Eventos Anais de eventos
ENCIT 2022
19th Brazilian Congress of Thermal Sciences and Engineering
Three-dimensional CFD investigation of the sidewall compression angle in a scramjet intake
Submission Author:
Guilherme Borges Ribeiro , SP , Brazil
Co-Authors:
João Vitor Siqueira, Guilherme Borges Ribeiro
Presenter: Guilherme Borges Ribeiro
doi://10.26678/ABCM.ENCIT2022.CIT22-0196
Abstract
During the 21st century, a great number of loads are assumed to be taken into orbit. The cost to put something into orbit is enormous and therefore the development of an air-breathing engine as an alternative for hypersonic propulsion is required. Scramjet (supersonic combustion ramjet) engines are often seen as a promising alternative to place payloads in the Earth's orbit. Such air-breathing engines have a simple structure and a few moving parts.

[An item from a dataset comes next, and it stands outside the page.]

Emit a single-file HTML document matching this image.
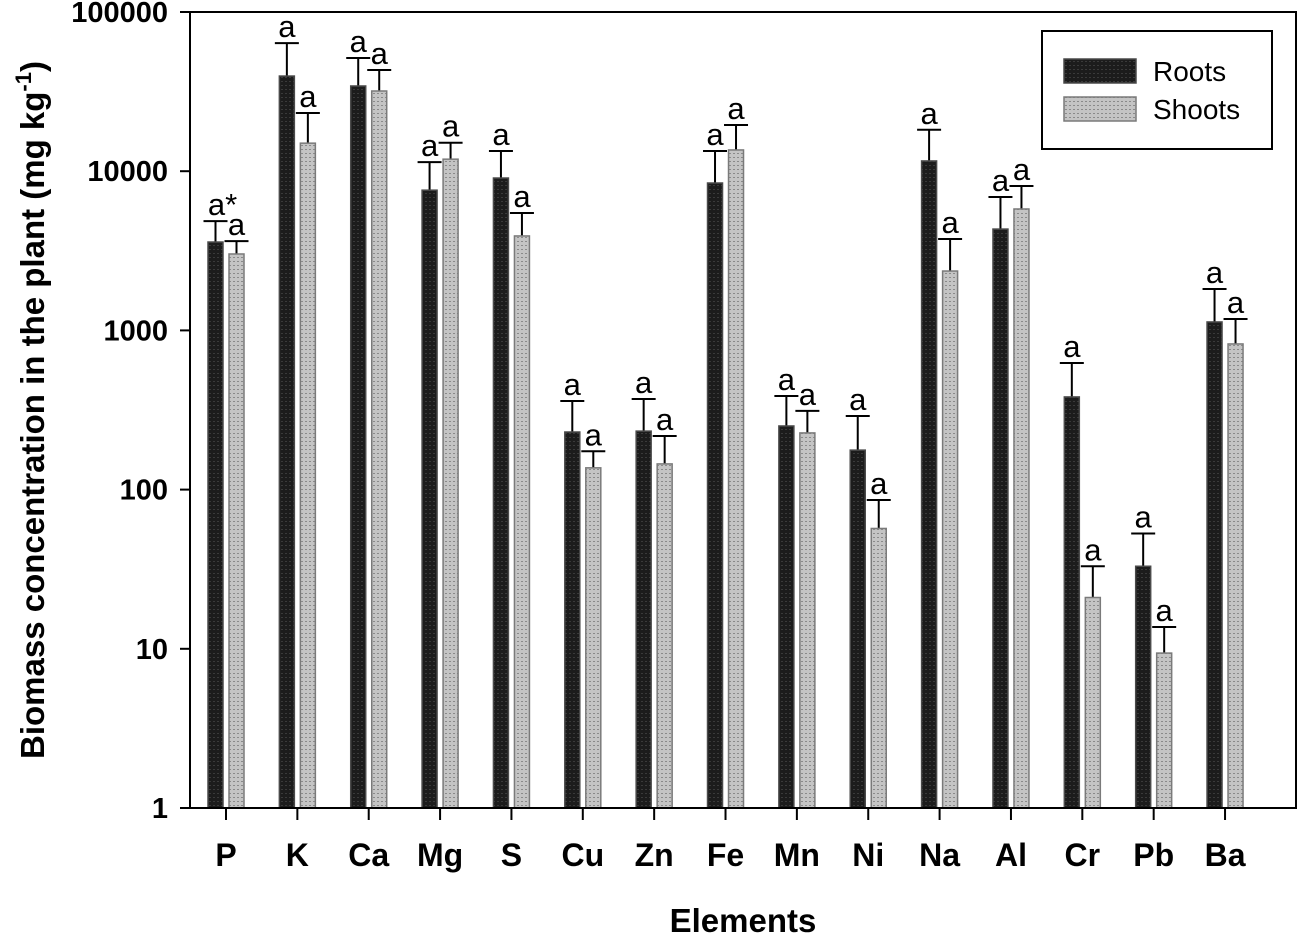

Nevertheless, developing a scramjet intake is not a trivial task. High heat fluxes and pressure loads on the walls, shock-wave-boundary-layer interactions, and the risk of chocked flow inside the isolator channel are a few examples of obstacles that need to be addressed during the scramjet design. This way, this work has the purpose of investigating the effects of side wall compression inside the isolator. Computational Fluid Dynamics (CFD) simulations regarding the entire scramjet intake for the same flight conditions but varying the sidewall compression angle have been carried out. Mach number contour shows that the greater the compression angle the bigger the boundary layer separation near the upper wall. Regarding the total pressure contours, in general, the results seen in this work point out that the greater the side-wall compression angle the lower the overall total pressure, which is directly related to the boundary layer separation on the upper wall. Yet this work investigated the effects of varying the sidewall compression angle on the scramjet performance parameters. Results in this work suggest that the higher the compression angle the lower the pressure recovery factor and the isentropic efficiency, which means the scramjet intake becomes less effective. In accordance with this last conclusions, the analysis of entropy generation suggest the higher sidewall compression angle generates more entropy. By investigating these freestream parameters, as well as the contour results, this work can contribute to the early phase of scramjet engine design.
Keywords
Scramjet, Hypersonic Flow, CFD, Propulsion